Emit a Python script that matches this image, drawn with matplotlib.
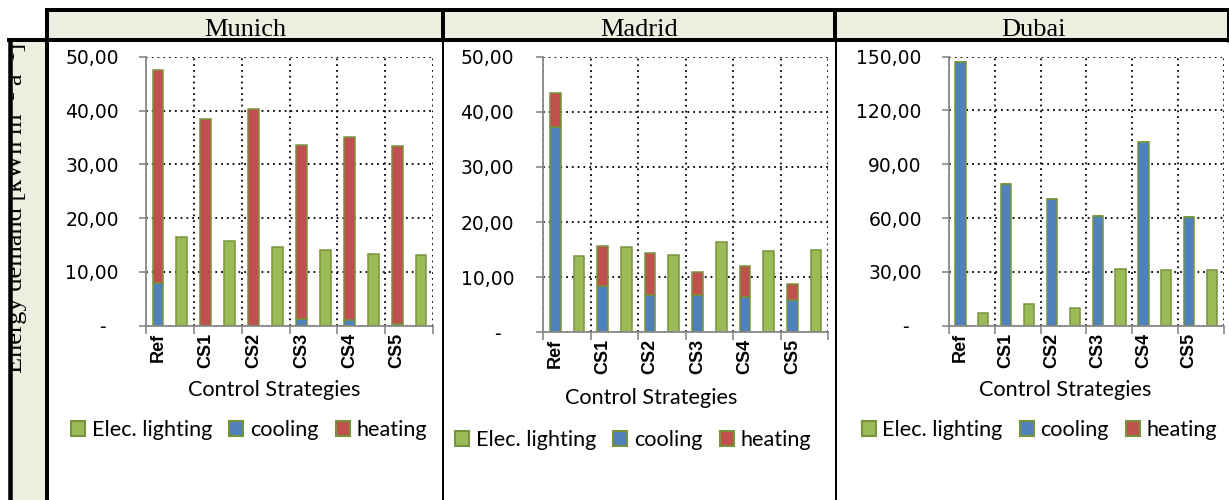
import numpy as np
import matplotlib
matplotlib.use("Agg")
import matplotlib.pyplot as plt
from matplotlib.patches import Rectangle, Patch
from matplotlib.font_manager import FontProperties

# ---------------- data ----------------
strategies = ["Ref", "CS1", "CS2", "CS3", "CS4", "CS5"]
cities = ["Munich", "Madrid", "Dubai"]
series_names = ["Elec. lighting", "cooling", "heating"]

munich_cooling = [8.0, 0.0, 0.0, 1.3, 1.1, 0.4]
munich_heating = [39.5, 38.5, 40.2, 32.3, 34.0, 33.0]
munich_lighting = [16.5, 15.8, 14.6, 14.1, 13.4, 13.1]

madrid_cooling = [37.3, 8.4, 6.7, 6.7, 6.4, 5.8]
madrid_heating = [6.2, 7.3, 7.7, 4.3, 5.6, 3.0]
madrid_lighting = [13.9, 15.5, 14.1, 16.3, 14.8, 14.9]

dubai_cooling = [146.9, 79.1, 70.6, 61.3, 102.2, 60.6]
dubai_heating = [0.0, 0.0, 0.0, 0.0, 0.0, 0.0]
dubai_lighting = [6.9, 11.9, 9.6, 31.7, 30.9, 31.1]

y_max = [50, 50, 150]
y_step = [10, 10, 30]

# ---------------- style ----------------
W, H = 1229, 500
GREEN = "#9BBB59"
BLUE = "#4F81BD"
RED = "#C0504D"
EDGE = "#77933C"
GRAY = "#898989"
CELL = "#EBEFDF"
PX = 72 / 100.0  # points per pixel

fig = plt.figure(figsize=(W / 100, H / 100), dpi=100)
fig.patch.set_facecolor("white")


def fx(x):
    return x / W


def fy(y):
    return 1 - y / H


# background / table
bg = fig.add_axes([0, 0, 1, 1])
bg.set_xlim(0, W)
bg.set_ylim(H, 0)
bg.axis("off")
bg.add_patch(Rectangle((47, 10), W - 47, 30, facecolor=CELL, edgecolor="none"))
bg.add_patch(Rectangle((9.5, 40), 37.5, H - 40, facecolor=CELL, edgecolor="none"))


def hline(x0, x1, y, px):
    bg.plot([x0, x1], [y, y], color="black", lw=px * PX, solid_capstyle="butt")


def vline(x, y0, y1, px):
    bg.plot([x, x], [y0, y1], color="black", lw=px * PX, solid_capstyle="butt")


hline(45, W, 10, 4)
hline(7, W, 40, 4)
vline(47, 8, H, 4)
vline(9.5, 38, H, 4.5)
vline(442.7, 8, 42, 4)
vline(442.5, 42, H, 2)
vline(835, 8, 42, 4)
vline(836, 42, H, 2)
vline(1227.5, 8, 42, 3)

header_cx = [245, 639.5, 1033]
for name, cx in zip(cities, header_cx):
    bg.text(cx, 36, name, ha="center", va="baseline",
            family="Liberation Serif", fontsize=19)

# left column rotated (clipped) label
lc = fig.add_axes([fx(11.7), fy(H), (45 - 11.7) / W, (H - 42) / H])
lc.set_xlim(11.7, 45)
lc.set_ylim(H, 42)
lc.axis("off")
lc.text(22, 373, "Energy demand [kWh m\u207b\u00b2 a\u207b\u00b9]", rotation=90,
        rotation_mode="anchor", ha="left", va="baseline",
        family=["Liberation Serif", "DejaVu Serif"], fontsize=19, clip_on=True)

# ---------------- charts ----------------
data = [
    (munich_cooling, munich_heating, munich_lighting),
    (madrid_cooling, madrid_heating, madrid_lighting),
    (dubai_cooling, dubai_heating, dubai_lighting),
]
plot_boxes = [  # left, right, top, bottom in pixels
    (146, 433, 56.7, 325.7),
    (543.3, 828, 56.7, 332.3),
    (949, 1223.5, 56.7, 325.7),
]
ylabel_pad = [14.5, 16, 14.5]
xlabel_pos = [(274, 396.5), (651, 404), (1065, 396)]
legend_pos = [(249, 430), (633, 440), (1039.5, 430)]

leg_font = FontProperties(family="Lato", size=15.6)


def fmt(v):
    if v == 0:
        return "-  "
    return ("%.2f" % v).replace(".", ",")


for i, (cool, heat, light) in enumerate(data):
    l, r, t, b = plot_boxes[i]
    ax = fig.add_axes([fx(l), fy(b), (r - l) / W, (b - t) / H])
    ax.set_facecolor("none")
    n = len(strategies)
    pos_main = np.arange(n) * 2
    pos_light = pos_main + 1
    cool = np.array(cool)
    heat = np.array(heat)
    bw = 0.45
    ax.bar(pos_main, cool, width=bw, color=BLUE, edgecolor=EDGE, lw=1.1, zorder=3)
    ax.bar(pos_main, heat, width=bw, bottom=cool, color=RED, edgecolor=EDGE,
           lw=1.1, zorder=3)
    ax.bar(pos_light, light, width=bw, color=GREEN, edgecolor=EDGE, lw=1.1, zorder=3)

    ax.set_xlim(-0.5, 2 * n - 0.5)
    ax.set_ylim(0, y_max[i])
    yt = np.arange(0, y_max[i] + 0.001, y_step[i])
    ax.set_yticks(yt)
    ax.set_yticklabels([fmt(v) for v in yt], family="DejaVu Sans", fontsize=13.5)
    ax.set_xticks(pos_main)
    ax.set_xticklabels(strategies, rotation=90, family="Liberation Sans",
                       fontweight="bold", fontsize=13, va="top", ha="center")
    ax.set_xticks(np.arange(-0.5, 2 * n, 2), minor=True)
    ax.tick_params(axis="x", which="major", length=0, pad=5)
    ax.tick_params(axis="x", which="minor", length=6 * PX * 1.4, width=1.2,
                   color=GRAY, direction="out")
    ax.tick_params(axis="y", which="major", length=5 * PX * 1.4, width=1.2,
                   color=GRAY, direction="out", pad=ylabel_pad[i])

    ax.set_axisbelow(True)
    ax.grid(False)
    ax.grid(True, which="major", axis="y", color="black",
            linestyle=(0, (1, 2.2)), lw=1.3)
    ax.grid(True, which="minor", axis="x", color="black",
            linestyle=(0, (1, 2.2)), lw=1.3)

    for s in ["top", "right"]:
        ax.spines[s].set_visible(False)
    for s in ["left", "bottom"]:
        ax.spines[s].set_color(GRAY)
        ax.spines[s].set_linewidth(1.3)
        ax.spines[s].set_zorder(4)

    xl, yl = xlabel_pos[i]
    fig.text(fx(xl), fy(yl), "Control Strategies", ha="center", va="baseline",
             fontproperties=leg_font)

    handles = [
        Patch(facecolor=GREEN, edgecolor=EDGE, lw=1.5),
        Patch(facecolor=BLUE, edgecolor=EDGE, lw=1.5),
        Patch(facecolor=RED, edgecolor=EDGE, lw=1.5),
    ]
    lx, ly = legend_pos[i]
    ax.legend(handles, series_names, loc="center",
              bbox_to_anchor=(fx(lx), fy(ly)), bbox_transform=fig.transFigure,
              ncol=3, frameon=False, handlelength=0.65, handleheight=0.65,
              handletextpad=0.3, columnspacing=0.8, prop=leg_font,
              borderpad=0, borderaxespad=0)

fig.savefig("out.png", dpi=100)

---

Exercise prompt. Transcribe all the data word for word; the images stay out.

Correct response.
Emit a Python script that matches this image, drawn with matplotlib.
import numpy as np
import matplotlib
matplotlib.use("Agg")
import matplotlib.pyplot as plt
from matplotlib.patches import Rectangle, Patch
from matplotlib.font_manager import FontProperties

# ---------------- data ----------------
strategies = ["Ref", "CS1", "CS2", "CS3", "CS4", "CS5"]
cities = ["Munich", "Madrid", "Dubai"]
series_names = ["Elec. lighting", "cooling", "heating"]

munich_cooling = [8.0, 0.0, 0.0, 1.3, 1.1, 0.4]
munich_heating = [39.5, 38.5, 40.2, 32.3, 34.0, 33.0]
munich_lighting = [16.5, 15.8, 14.6, 14.1, 13.4, 13.1]

madrid_cooling = [37.3, 8.4, 6.7, 6.7, 6.4, 5.8]
madrid_heating = [6.2, 7.3, 7.7, 4.3, 5.6, 3.0]
madrid_lighting = [13.9, 15.5, 14.1, 16.3, 14.8, 14.9]

dubai_cooling = [146.9, 79.1, 70.6, 61.3, 102.2, 60.6]
dubai_heating = [0.0, 0.0, 0.0, 0.0, 0.0, 0.0]
dubai_lighting = [6.9, 11.9, 9.6, 31.7, 30.9, 31.1]

y_max = [50, 50, 150]
y_step = [10, 10, 30]

# ---------------- style ----------------
W, H = 1229, 500
GREEN = "#9BBB59"
BLUE = "#4F81BD"
RED = "#C0504D"
EDGE = "#77933C"
GRAY = "#898989"
CELL = "#EBEFDF"
PX = 72 / 100.0  # points per pixel

fig = plt.figure(figsize=(W / 100, H / 100), dpi=100)
fig.patch.set_facecolor("white")


def fx(x):
    return x / W


def fy(y):
    return 1 - y / H


# background / table
bg = fig.add_axes([0, 0, 1, 1])
bg.set_xlim(0, W)
bg.set_ylim(H, 0)
bg.axis("off")
bg.add_patch(Rectangle((47, 10), W - 47, 30, facecolor=CELL, edgecolor="none"))
bg.add_patch(Rectangle((9.5, 40), 37.5, H - 40, facecolor=CELL, edgecolor="none"))


def hline(x0, x1, y, px):
    bg.plot([x0, x1], [y, y], color="black", lw=px * PX, solid_capstyle="butt")


def vline(x, y0, y1, px):
    bg.plot([x, x], [y0, y1], color="black", lw=px * PX, solid_capstyle="butt")


hline(45, W, 10, 4)
hline(7, W, 40, 4)
vline(47, 8, H, 4)
vline(9.5, 38, H, 4.5)
vline(442.7, 8, 42, 4)
vline(442.5, 42, H, 2)
vline(835, 8, 42, 4)
vline(836, 42, H, 2)
vline(1227.5, 8, 42, 3)

header_cx = [245, 639.5, 1033]
for name, cx in zip(cities, header_cx):
    bg.text(cx, 36, name, ha="center", va="baseline",
            family="Liberation Serif", fontsize=19)

# left column rotated (clipped) label
lc = fig.add_axes([fx(11.7), fy(H), (45 - 11.7) / W, (H - 42) / H])
lc.set_xlim(11.7, 45)
lc.set_ylim(H, 42)
lc.axis("off")
lc.text(22, 373, "Energy demand [kWh m\u207b\u00b2 a\u207b\u00b9]", rotation=90,
        rotation_mode="anchor", ha="left", va="baseline",
        family=["Liberation Serif", "DejaVu Serif"], fontsize=19, clip_on=True)

# ---------------- charts ----------------
data = [
    (munich_cooling, munich_heating, munich_lighting),
    (madrid_cooling, madrid_heating, madrid_lighting),
    (dubai_cooling, dubai_heating, dubai_lighting),
]
plot_boxes = [  # left, right, top, bottom in pixels
    (146, 433, 56.7, 325.7),
    (543.3, 828, 56.7, 332.3),
    (949, 1223.5, 56.7, 325.7),
]
ylabel_pad = [14.5, 16, 14.5]
xlabel_pos = [(274, 396.5), (651, 404), (1065, 396)]
legend_pos = [(249, 430), (633, 440), (1039.5, 430)]

leg_font = FontProperties(family="Lato", size=15.6)


def fmt(v):
    if v == 0:
        return "-  "
    return ("%.2f" % v).replace(".", ",")


for i, (cool, heat, light) in enumerate(data):
    l, r, t, b = plot_boxes[i]
    ax = fig.add_axes([fx(l), fy(b), (r - l) / W, (b - t) / H])
    ax.set_facecolor("none")
    n = len(strategies)
    pos_main = np.arange(n) * 2
    pos_light = pos_main + 1
    cool = np.array(cool)
    heat = np.array(heat)
    bw = 0.45
    ax.bar(pos_main, cool, width=bw, color=BLUE, edgecolor=EDGE, lw=1.1, zorder=3)
    ax.bar(pos_main, heat, width=bw, bottom=cool, color=RED, edgecolor=EDGE,
           lw=1.1, zorder=3)
    ax.bar(pos_light, light, width=bw, color=GREEN, edgecolor=EDGE, lw=1.1, zorder=3)

    ax.set_xlim(-0.5, 2 * n - 0.5)
    ax.set_ylim(0, y_max[i])
    yt = np.arange(0, y_max[i] + 0.001, y_step[i])
    ax.set_yticks(yt)
    ax.set_yticklabels([fmt(v) for v in yt], family="DejaVu Sans", fontsize=13.5)
    ax.set_xticks(pos_main)
    ax.set_xticklabels(strategies, rotation=90, family="Liberation Sans",
                       fontweight="bold", fontsize=13, va="top", ha="center")
    ax.set_xticks(np.arange(-0.5, 2 * n, 2), minor=True)
    ax.tick_params(axis="x", which="major", length=0, pad=5)
    ax.tick_params(axis="x", which="minor", length=6 * PX * 1.4, width=1.2,
                   color=GRAY, direction="out")
    ax.tick_params(axis="y", which="major", length=5 * PX * 1.4, width=1.2,
                   color=GRAY, direction="out", pad=ylabel_pad[i])

    ax.set_axisbelow(True)
    ax.grid(False)
    ax.grid(True, which="major", axis="y", color="black",
            linestyle=(0, (1, 2.2)), lw=1.3)
    ax.grid(True, which="minor", axis="x", color="black",
            linestyle=(0, (1, 2.2)), lw=1.3)

    for s in ["top", "right"]:
        ax.spines[s].set_visible(False)
    for s in ["left", "bottom"]:
        ax.spines[s].set_color(GRAY)
        ax.spines[s].set_linewidth(1.3)
        ax.spines[s].set_zorder(4)

    xl, yl = xlabel_pos[i]
    fig.text(fx(xl), fy(yl), "Control Strategies", ha="center", va="baseline",
             fontproperties=leg_font)

    handles = [
        Patch(facecolor=GREEN, edgecolor=EDGE, lw=1.5),
        Patch(facecolor=BLUE, edgecolor=EDGE, lw=1.5),
        Patch(facecolor=RED, edgecolor=EDGE, lw=1.5),
    ]
    lx, ly = legend_pos[i]
    ax.legend(handles, series_names, loc="center",
              bbox_to_anchor=(fx(lx), fy(ly)), bbox_transform=fig.transFigure,
              ncol=3, frameon=False, handlelength=0.65, handleheight=0.65,
              handletextpad=0.3, columnspacing=0.8, prop=leg_font,
              borderpad=0, borderaxespad=0)

fig.savefig("out.png", dpi=100)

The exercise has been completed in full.